ANDREW GLAZER -- Reporter’s Notebook
ANDREW GLAZER
My credentials for judging a livestock fashion show Wednesday night
were fairly limited. For starters, I didn’t know what the hay a livestock
fashion show was.
But it was nice to doff my journalistic objectivity for an evening,
breathe sawdust and judge contestants and their sheep on their clothing,
behavior and poise.
The “Lads and Lassies Contest,” I learned, was sponsored by wool
farmers and designed to showcase wool clothing. The clothing, of course,
was worn by both sheep and sheep owner.
I was seated at a table with two other judges: Bonnie Pettey, a
teacher and veteran judge of sheep from Bloomington, and Michael Mann, an
affable 4-H youth advisor who lives in Irvine.
“I’m not a farmer and I don’t know much about agriculture,” Mann said,
easing some of my own insecurities. For this was certainly the closest
this Philadelphia-born and bred reporter had been to livestock.
For the hour I sat in the stands before the competition -- the Supreme
Ewe Contest ran late -- I wondered whether I would be a competent judge.
Would the roughly 200 mothers, fathers and grandmothers of the young
models seated in the bleachers judge me right back?
“Just check to see whether the dress the girl is wearing is
appropriate for her age,” said Bonnie, coaching the two novices. “How
does it look on them?”
OK, pretty obvious so far, I thought.
“Is it too tight? Are the hems crooked?”
Uh-oh. What’s a hem?
“Is it pressed correctly? Do the colors match as they should?”
Help.
“Are the animals well-groomed? Do they behave well?”
I think I just got paged.
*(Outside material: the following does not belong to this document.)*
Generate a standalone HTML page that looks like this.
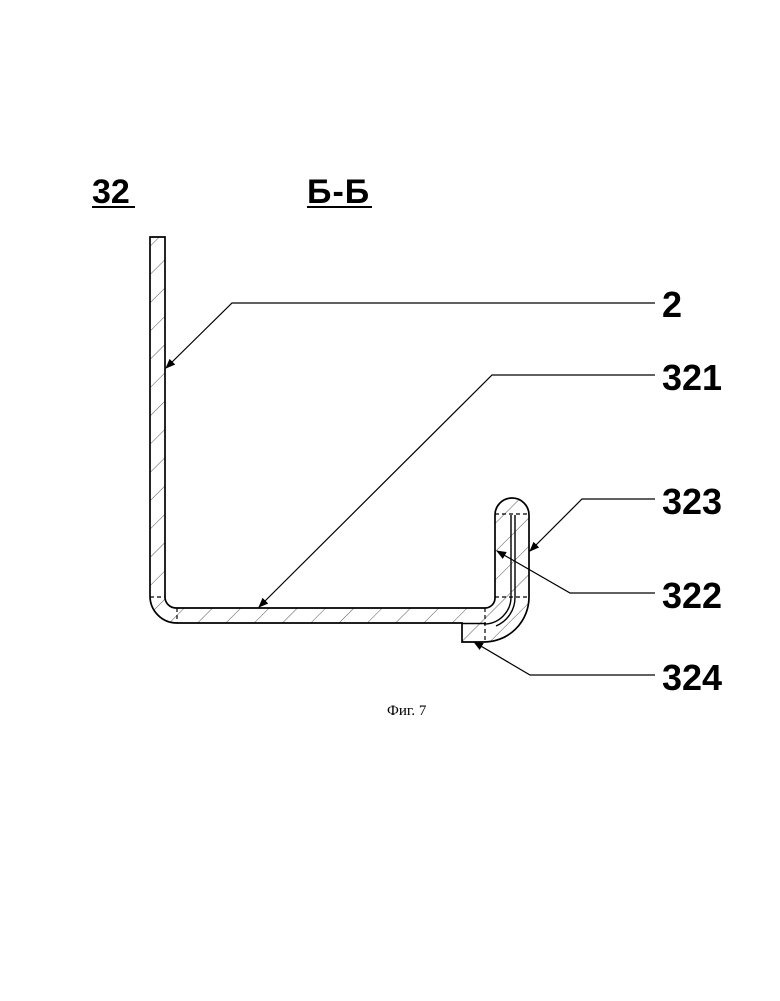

Must be breaking news. Gotta run!
But the music started -- I think it was Billy Joel’s “Piano Man” --
and the seven children in the ages 9 to 12 division lined up, sheep in
tow.
As each contestant walked down the runway, some smiled and maintained
an almost eerie eye contact, throwing the archetypal runway pose that you
can only learn after hours of training. Others looked as awkward as a 9-
to 12-year-old dragging a poncho-wearing sheep should.
I scribbled their marks on a scorecard, awarding points to the
well-trained models whose pleats were crisp, struts fluid and grins
frozen on their well made-up faces.
“Weren’t her cuffs a little long?” Bonnie asked as my top choice
strolled by. I started to erase my score, but then scrawled it back in
much darker. Would Justice Rehnquist back down to Justice Scalia? I think
not!
“Wasn’t she a little prissy?” Michael asked as someone I had
determined would be the next Brooke Shields floated down the runway. He’s
right, I thought and dropped her score a few points.
At least the sheep were easy to judge. Some were dirty while others
weren’t. Some high-stepped with the grace of a ballerina. Others bucked
and baaaah-ed like sheep.
And then the absurdity of the contest dawned on me: We were rewarding
the sheep that acted human and the humans who would best fit in a herd.
But then again, who am I to judge?
*
ANDREW GLAZER is a Daily Pilot staff writer.